▶ _Problem requirements_:
Using the listing below, please gather every line containing the word "with".

▶ _Raw records_:
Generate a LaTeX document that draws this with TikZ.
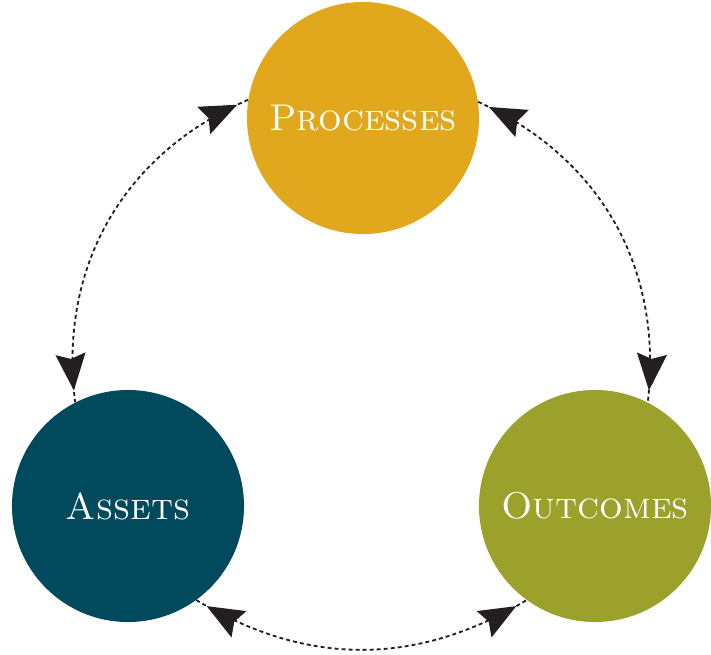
\documentclass[tikz,border=0pt]{standalone}
\usepackage{xcolor}
\usepackage{tikz}
\usetikzlibrary{arrows.meta, decorations.markings}
\definecolor{procgold}{HTML}{E1A81D}
\definecolor{assetblue}{HTML}{014A5E}
\definecolor{outcgreen}{HTML}{9BA12B}
\definecolor{linkgrey}{HTML}{231F20}
\tikzset{every picture/.style={x=0.025cm, y=-0.025cm},
  stage/.style={circle, minimum size=5.8cm, inner sep=0pt, text=white,
    font=\fontsize{26.5}{32}\selectfont\scshape},
  link/.style={draw=linkgrey, line width=1.3pt, dash pattern=on 2.8pt off 2.2pt,
    postaction={decorate}, decoration={markings,
      mark=at position 0.3cm with {\arrowreversed[solid]{Stealth[length=0.92cm, width=0.75cm, inset=0.13cm]}},
      mark=at position -0.3cm with {\arrow[solid]{Stealth[length=0.92cm, width=0.75cm, inset=0.13cm]}}}}}

\begin{document}
\begin{tikzpicture}
  \useasboundingbox (0,0) rectangle (711,654);

  \node[stage, fill=procgold] (proc) at (363,118){Processes};
  \node[stage, fill=assetblue] (assets) at (128,506){Assets};
  \node[stage, fill=outcgreen] (outc) at (595,506){Outcomes};

  \draw[link] (proc.171) to[bend right=37] (assets.117);
  \draw[link] (proc.8) to[bend left=36] (outc.63);
  \draw[link] (assets.-54) to[bend right=31] (outc.234);
\end{tikzpicture}
\end{document}
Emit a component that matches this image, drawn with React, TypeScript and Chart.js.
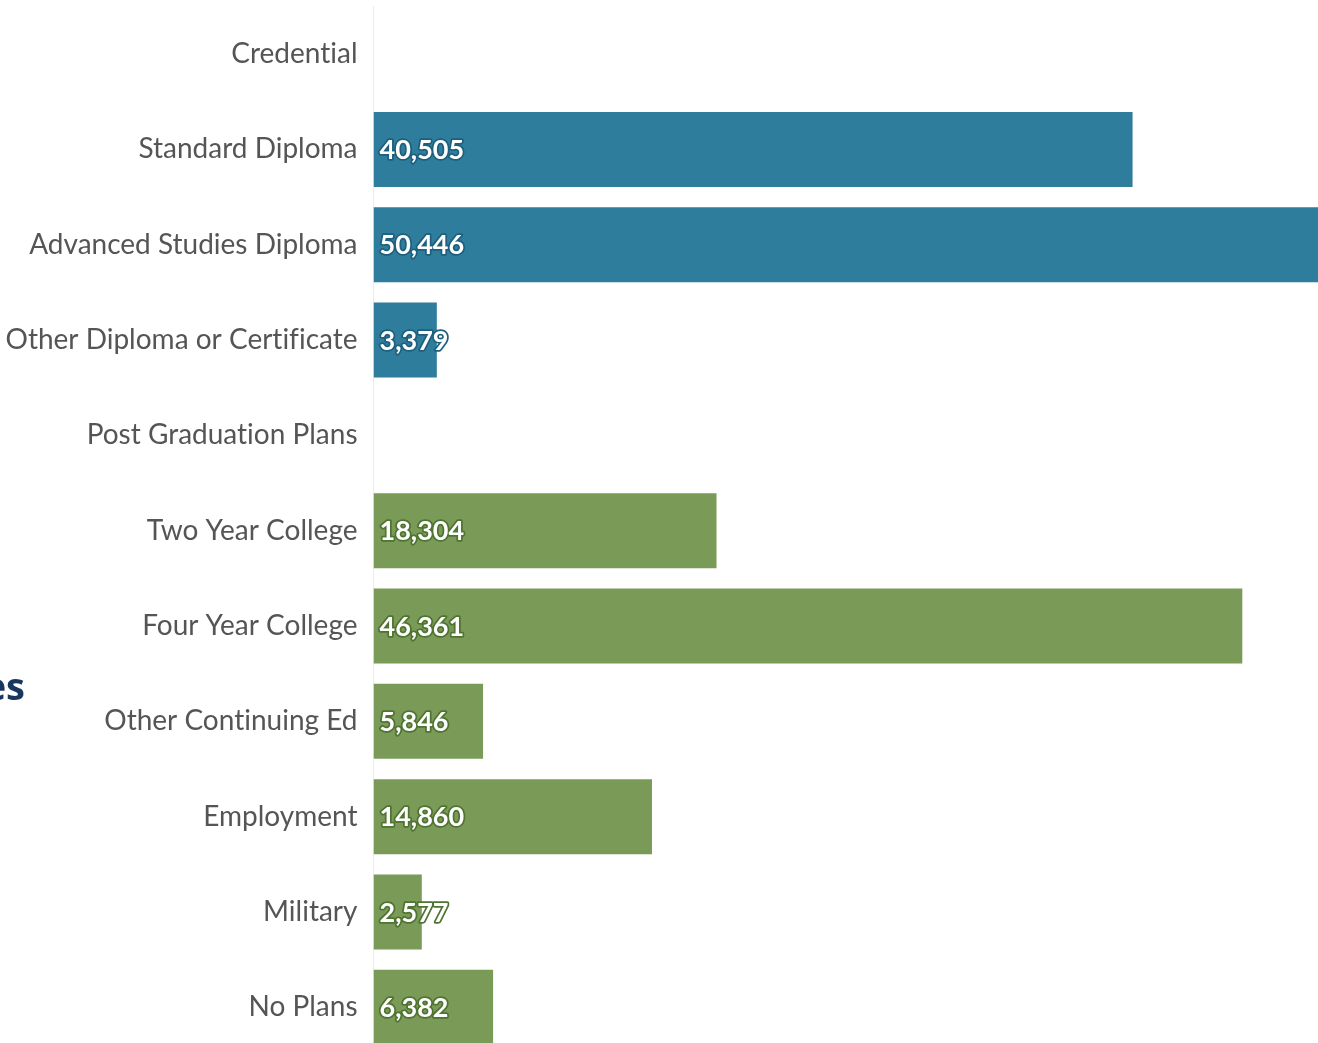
import React, { useEffect, useRef } from "react";
import { Chart, registerables } from "chart.js";

Chart.register(...registerables);

const categories = [
  "Credential",
  "Standard Diploma",
  "Advanced Studies Diploma",
  "Other Diploma or Certificate",
  "Post Graduation Plans",
  "Two Year College",
  "Four Year College",
  "Other Continuing Ed",
  "Employment",
  "Military",
  "No Plans",
];

const values: (number | null)[] = [null, 40505, 50446, 3379, null, 18304, 46361, 5846, 14860, 2577, 6382];

const groups = ["credential", "credential", "credential", "credential", "plans", "plans", "plans", "plans", "plans", "plans", "plans"];

const groupColors: Record<string, string> = { credential: "#2e7d9c", plans: "#7a9a57" };
const groupStroke: Record<string, string> = { credential: "#1d5f7c", plans: "#4f7330" };

const LABEL_FONT = "Lato, 'Noto Sans', sans-serif";

const valueLabelPlugin = {
  id: "valueLabels",
  afterDatasetsDraw(chart: any) {
    const ctx = chart.ctx;
    const meta = chart.getDatasetMeta(0);
    const left = chart.chartArea.left;
    ctx.save();
    ctx.font = `bold 27px ${LABEL_FONT}`;
    ctx.textBaseline = "middle";
    ctx.textAlign = "left";
    ctx.lineJoin = "round";
    meta.data.forEach((bar: any, i: number) => {
      const v = values[i];
      if (v == null) return;
      const text = v.toLocaleString("en-US");
      ctx.lineWidth = 3.5;
      ctx.strokeStyle = groupStroke[groups[i]];
      ctx.strokeText(text, left + 6, bar.y + 1);
      ctx.fillStyle = "#ffffff";
      ctx.fillText(text, left + 6, bar.y + 1);
    });
    ctx.restore();
  },
};

export default function App() {
  const ref = useRef<HTMLCanvasElement | null>(null);

  useEffect(() => {
    document.body.style.margin = "0";
    document.body.style.overflow = "hidden";
    if (!ref.current) return;
    const chart = new Chart(ref.current, {
      type: "bar",
      data: {
        labels: categories,
        datasets: [
          {
            data: values as any,
            backgroundColor: groups.map((g) => groupColors[g]),
            borderWidth: 0,
            barPercentage: 0.787,
            categoryPercentage: 1,
          },
        ],
      },
      options: {
        indexAxis: "y",
        animation: false,
        responsive: false,
        maintainAspectRatio: false,
        layout: { padding: { top: 6.4, bottom: 0, left: 0, right: 0 } },
        plugins: { legend: { display: false }, tooltip: { enabled: false } },
        scales: {
          x: {
            display: false,
            min: 0,
            max: 50400,
          },
          y: {
            afterFit(scale: any) {
              scale.width = 373.5;
              scale.paddingTop = 0;
              scale.paddingBottom = 0;
            },
            grid: { display: false, drawTicks: false },
            border: { display: true, color: "#ececec", width: 1 },
            ticks: {
              padding: 16,
              color: "#555555",
              font: { family: LABEL_FONT, size: 28 },
              callback(this: any, val: any) {
                const lbl = String(this.getLabelForValue(val));
                return lbl.replace(/ti/g, "t\u200Ci").replace(/fi/g, "f\u200Ci");
              },
            },
          },
        },
      },
      plugins: [valueLabelPlugin],
    });
    return () => chart.destroy();
  }, []);

  return (
    <div style={{ position: "fixed", left: 0, top: 0, width: 1318, height: 1043, overflow: "hidden", background: "#fff" }}>
      <canvas ref={ref} width={1318} height={1055} style={{ position: "absolute", left: 0, top: 0, width: 1318, height: 1055 }} />
      <div
        style={{
          position: "absolute",
          right: 1318 - 25,
          top: 660,
          whiteSpace: "nowrap",
          fontFamily: "'Open Sans', sans-serif",
          fontWeight: 700,
          fontSize: 38,
          color: "#17375e",
          lineHeight: "50px",
        }}
      >
        es
      </div>
    </div>
  );
}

▶ _Task solution_:
Generate a LaTeX document that draws this with TikZ.
      mark=at position 0.3cm with {\arrowreversed[solid]{Stealth[length=0.92cm, width=0.75cm, inset=0.13cm]}},
      mark=at position -0.3cm with {\arrow[solid]{Stealth[length=0.92cm, width=0.75cm, inset=0.13cm]}}}}}
Emit a component that matches this image, drawn with React, TypeScript and Chart.js.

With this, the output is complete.